In a bad sign for Pistorius, who was not present, some of the Supreme Court judges suggested he could have known he would kill someone, whether his girlfriend or a possible intruder, by firing his pistol.
Prosecutors argue that knowing his actions could be deadly, Pistorius should have been convicted of murder, and not the lesser offence of culpable homicide, which is similar to manslaughter.
"On the objective facts, the accused cannot escape the conviction of murder," Mr Nel said.
Responding to a barrage of questions from Justice Leach, defence lawyer Mr Roux said there was a space behind a wall in the toilet cubicle that could have been safe from gunfire, but acknowledged that the "probable consequence" of Pistorius shooting through the door would have been injury or death.

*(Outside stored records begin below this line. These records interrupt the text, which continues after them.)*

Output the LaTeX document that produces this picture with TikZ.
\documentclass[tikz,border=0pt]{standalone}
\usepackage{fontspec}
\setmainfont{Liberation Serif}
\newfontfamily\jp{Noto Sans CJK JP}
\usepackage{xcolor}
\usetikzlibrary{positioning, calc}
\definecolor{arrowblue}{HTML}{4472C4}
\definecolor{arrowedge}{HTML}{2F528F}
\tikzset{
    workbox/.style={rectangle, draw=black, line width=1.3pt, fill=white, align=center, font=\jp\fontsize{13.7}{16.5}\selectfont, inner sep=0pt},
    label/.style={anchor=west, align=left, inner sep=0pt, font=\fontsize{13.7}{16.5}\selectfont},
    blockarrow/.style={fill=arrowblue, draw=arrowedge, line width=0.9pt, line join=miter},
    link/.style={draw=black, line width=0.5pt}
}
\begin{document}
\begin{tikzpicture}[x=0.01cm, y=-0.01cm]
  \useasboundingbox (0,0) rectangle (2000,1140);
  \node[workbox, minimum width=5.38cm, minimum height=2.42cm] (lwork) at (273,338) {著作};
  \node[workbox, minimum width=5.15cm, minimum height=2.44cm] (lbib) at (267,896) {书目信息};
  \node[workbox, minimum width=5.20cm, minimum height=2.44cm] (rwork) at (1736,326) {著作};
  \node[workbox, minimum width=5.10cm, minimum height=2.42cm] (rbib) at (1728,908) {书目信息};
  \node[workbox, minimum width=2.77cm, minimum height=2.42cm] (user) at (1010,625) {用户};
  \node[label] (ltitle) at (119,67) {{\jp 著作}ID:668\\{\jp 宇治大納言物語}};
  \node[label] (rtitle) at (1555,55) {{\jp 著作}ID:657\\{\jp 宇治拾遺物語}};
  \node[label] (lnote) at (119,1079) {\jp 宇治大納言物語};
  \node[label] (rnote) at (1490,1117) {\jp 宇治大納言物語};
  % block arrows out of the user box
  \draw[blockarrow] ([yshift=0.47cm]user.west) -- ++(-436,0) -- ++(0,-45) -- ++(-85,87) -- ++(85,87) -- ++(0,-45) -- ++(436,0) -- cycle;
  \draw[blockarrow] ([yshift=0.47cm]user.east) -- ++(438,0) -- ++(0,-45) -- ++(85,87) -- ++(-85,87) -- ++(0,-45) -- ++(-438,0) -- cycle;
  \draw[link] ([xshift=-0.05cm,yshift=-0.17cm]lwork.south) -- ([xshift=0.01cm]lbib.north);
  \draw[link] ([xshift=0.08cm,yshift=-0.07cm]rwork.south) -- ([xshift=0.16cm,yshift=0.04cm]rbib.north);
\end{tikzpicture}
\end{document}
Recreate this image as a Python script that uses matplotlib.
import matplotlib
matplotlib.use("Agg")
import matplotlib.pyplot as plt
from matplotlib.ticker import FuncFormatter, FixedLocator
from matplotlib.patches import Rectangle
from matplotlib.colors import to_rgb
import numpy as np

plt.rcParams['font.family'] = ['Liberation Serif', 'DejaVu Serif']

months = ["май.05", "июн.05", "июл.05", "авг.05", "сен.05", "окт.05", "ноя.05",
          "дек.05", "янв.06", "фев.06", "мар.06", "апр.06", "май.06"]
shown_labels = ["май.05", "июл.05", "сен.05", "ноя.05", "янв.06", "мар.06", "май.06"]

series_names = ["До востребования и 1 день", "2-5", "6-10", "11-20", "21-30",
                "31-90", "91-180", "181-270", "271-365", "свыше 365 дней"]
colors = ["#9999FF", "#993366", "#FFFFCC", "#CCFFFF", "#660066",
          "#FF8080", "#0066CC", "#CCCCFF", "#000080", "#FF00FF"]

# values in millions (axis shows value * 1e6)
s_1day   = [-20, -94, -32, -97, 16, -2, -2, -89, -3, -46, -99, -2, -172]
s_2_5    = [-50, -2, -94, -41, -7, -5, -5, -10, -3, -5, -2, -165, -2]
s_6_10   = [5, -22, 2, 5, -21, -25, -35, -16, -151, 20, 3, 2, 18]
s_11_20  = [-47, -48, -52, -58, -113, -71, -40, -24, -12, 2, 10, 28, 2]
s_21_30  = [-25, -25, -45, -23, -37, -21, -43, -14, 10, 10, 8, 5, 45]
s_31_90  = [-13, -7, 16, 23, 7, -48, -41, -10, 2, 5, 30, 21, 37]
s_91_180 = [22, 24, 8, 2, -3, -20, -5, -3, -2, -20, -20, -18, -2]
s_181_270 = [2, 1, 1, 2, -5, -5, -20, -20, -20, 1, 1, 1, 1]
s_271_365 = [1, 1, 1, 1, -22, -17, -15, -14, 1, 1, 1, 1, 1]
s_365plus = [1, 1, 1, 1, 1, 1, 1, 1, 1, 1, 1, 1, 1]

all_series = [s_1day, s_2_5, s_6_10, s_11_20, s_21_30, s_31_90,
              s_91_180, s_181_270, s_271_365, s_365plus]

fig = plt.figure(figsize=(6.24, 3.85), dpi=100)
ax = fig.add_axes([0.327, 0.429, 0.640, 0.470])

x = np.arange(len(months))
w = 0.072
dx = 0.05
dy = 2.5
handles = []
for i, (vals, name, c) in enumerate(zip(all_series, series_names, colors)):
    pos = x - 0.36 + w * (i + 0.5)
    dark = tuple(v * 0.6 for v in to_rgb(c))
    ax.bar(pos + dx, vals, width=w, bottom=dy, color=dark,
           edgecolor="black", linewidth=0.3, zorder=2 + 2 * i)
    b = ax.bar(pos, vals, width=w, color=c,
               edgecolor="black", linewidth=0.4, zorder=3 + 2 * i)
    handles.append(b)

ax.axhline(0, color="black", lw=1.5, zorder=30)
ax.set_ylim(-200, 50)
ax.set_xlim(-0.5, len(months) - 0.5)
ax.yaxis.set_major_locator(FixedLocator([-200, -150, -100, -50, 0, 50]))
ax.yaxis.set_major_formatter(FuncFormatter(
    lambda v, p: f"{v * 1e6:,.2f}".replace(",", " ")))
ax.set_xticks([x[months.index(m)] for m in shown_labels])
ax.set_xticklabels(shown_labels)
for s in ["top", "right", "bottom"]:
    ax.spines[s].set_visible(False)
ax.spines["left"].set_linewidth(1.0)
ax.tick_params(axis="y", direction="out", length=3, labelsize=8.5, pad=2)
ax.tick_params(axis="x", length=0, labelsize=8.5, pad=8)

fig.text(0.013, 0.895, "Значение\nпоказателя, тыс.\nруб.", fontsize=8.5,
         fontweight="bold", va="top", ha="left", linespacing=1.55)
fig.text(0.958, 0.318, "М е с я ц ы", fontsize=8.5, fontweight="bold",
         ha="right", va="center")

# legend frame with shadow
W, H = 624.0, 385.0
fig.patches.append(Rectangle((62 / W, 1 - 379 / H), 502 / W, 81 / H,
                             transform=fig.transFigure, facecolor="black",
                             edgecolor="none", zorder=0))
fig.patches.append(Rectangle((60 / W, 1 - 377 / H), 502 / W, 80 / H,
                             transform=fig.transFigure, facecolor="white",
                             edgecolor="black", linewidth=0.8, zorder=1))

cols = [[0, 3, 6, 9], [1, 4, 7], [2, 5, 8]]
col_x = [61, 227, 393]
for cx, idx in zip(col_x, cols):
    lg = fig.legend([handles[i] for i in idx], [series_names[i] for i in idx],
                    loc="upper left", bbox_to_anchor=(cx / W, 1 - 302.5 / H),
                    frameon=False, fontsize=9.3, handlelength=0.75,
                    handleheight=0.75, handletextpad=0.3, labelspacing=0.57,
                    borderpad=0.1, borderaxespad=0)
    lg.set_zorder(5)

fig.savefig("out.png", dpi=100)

But Mr Roux said that did not contradict the defence argument that Pistorius, allegedly terrified that he was about to be attacked by an intruder, did not foresee his actions would lead to someone's death.
Pistorius, 28, was released from jail last month after serving a year in prison and was moved to house arrest at his uncle's mansion. He was not required to attend the hearing.
While prosecutor Mr Nel's arguments to the panel were relatively brief, Mr Roux, faced tough and lengthy questioning from the black-robed judges who sat on ornate wooden chairs with red backing in the wood-panelled courtroom.
A murder conviction would call for a minimum sentence of 15 years in prison for Pistorius, the multiple Paralympic champion who became one of the world's most famous athletes and the first amputee to run at the Olympics and the able-bodied world championships.
Asking the Supreme Court judges to upgrade Pistorius's conviction to murder, Mr Nel said that Judge Thokozile Masipa did not correctly apply the law at the culmination of Pistorius's dramatic seven-month trial. Mr Nel also said Judge Masipa ignored or simply paid "lip service" to some circumstantial evidence against Pistorius.
After Tuesday's session, the judges retired to consider their judgment. They said they would not be issuing their decision on Tuesday and there is no timeframe for when they will, although the court has said it would aim to release a decision by the end of this month.
The judges had already studied the tens of thousands of pages of court transcript from Pistorius's trial.
The panel of five judges, three men and two women, can reach a decision through a simple majority.